If Knowledge Is Power, Then Cartoons Are Mighty (Mouse)

Yesterday, I watched CA$H CAB. I do quite frequently, actually. I let the TiVo gather them up and when I need to “veg” with some intellectual pepper, they’re always there to watch. (If you don’t know the show, you’re missing out. Everyone I have ever suggested it to loves it or had already loved it…and I learned about it from Ellen. NUTSHELL: People earn cash money for answering trivia questions while on route to their destination in a taxi.)

Okay, well, one of the questions had been to the effect of: What childhood malady is associated with cheeks puffed out like a chipmunk? I knew the answer (yea me!) but the people in the cab did not. I don’t mean that as a jab at them. It’s not like one often hears of the Mumps. (And does it even occur with frequency anymore? I’m not sure.) But again, it’s not something that comes up every day. Also, their ages seemed comparable to mine, no more than five years younger. So I wondered… why did I know it?

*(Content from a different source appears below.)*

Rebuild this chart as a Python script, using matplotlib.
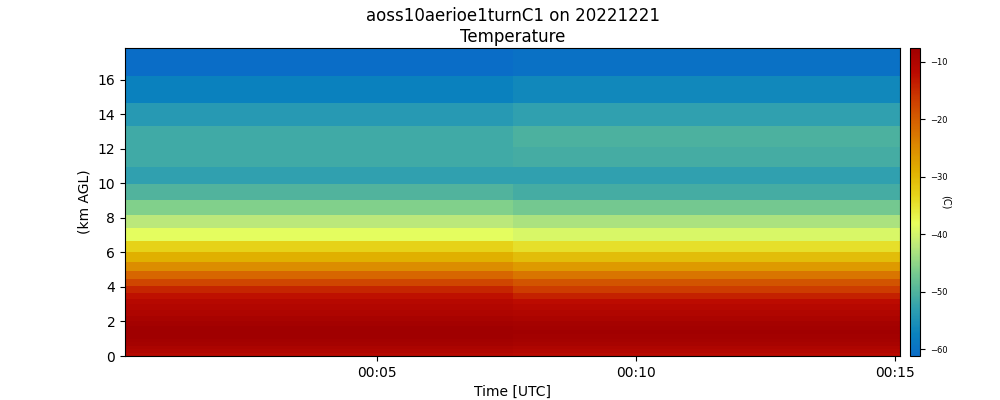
import numpy as np
import matplotlib
matplotlib.use("Agg")
import matplotlib.pyplot as plt
import matplotlib.dates as mdates
from matplotlib.colors import LinearSegmentedColormap

# sample times (UTC) of the two retrievals
times = np.array(["2022-12-21T00:03:52", "2022-12-21T00:11:21"], dtype="datetime64[s]")

# height bin edges (km AGL)
height_edges = [0.0, 0.2, 0.4, 0.6, 0.8, 1.0, 1.25, 1.5, 1.75, 2.0, 2.3, 2.65,
                3.01, 3.33, 3.66, 4.07, 4.48, 4.94, 5.47, 6.05, 6.69, 7.41,
                8.14, 9.02, 9.95, 10.95, 12.08, 13.32, 14.66, 16.19, 17.84]

# temperature (C), bottom to top, one list per retrieval
temp_first = [-11.0, -10.0, -9.3, -8.6, -8.1, -7.8, -7.6, -7.8, -8.3, -9.0, -9.8, -10.5,
              -11.0, -12.5, -14.5, -17.5, -21.0, -25.0, -29.0, -33.0, -38.5, -42.0,
              -46.0, -50.0, -53.0, -51.5, -51.5, -54.0, -57.5, -61.2]
temp_second = [-11.5, -10.5, -9.8, -9.0, -8.5, -8.1, -7.9, -8.1, -8.6, -9.3, -10.2, -11.0,
               -12.0, -14.0, -16.5, -19.0, -22.5, -26.5, -30.5, -34.5, -39.5, -43.0,
               -47.0, -51.0, -53.0, -51.0, -50.5, -53.0, -56.5, -60.5]

# colour anchors approximating the HomeyerRainbow map
cmap_colors = ["#0a6dc7", "#0a82be", "#2e9fb0", "#52b49c", "#7fcf8c", "#bde97a",
               "#e8ff5c", "#e6d51a", "#e0b000", "#dc8a00", "#d66200", "#cc3a00",
               "#bc0a00", "#a00000"]
cmap_pos = [0.0, 0.07, 0.15, 0.21, 0.28, 0.36, 0.43, 0.52, 0.60, 0.68, 0.76, 0.84, 0.92, 1.0]
cmap = LinearSegmentedColormap.from_list("homeyer", list(zip(cmap_pos, cmap_colors)))

# time edges halfway between samples, like shading='nearest'
t = times.astype("datetime64[ms]").astype("O")
half = (t[1] - t[0]) / 2
time_edges = mdates.date2num([t[0] - half, t[0] + half, t[1] + half])

data = np.array([temp_first, temp_second]).T

fig = plt.figure(figsize=(10, 4), dpi=100)
ax = fig.add_axes([0.125, 0.11, 0.775, 0.77])
mesh = ax.pcolormesh(time_edges, height_edges, data, cmap=cmap, shading="flat")
ax.set_xlim(time_edges[0], time_edges[-1])
ax.set_ylim(height_edges[0], height_edges[-1])
ax.xaxis.set_major_locator(mdates.MinuteLocator(byminute=range(0, 60, 5)))
ax.xaxis.set_major_formatter(mdates.DateFormatter("%H:%M"))
ax.set_xlabel("Time [UTC]")
ax.set_ylabel("(km AGL)")
ax.set_title("aoss10aerioe1turnC1 on 20221221\nTemperature", pad=4.5)

cax = fig.add_axes([0.91, 0.11, 0.01, 0.77])
cbar = fig.colorbar(mesh, cax=cax)
cbar.ax.tick_params(labelsize=6)
cbar.set_label("(C)", rotation=270, fontsize=7, labelpad=2)

fig.savefig("out.png", dpi=100)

After moments of searching, I realized that I saw it on a cartoon as a kid. I don’t remember which one, but that brings me to my point.

Cartoons, classic cartoons at the very least, are quite educational. By classic I mean such as Looney Tunes and Tom and Jerry. Amid the craziness and shenanigans, there’s real information contained within them.

That’s how I knew about the Mumps, as I said. But there’s much more. Of course, there’s the ever popular exposure to classical music and operas. Spot-on caricatures of “old” celebrities abound. Weird historical trivia… such as the Zoot Suit that Tom “needed.” The expression “The Long Arm of the Law.” Poetry, like Henry Wadsworth Longfellow’s “Hiawatha.” Info on the World Wars. The Robin Hood legend (in both Looney Tunes and Tom and Jerry). Wile E. Coyote’s personality and plight is based on Native American stories of coyotes. That’s just what came to mind right now… if I (or you) thought longer, I’m sure other bits would come to mind.

So don’t dismiss cartoons as useless visual gibberish… there’s plenty packed into them.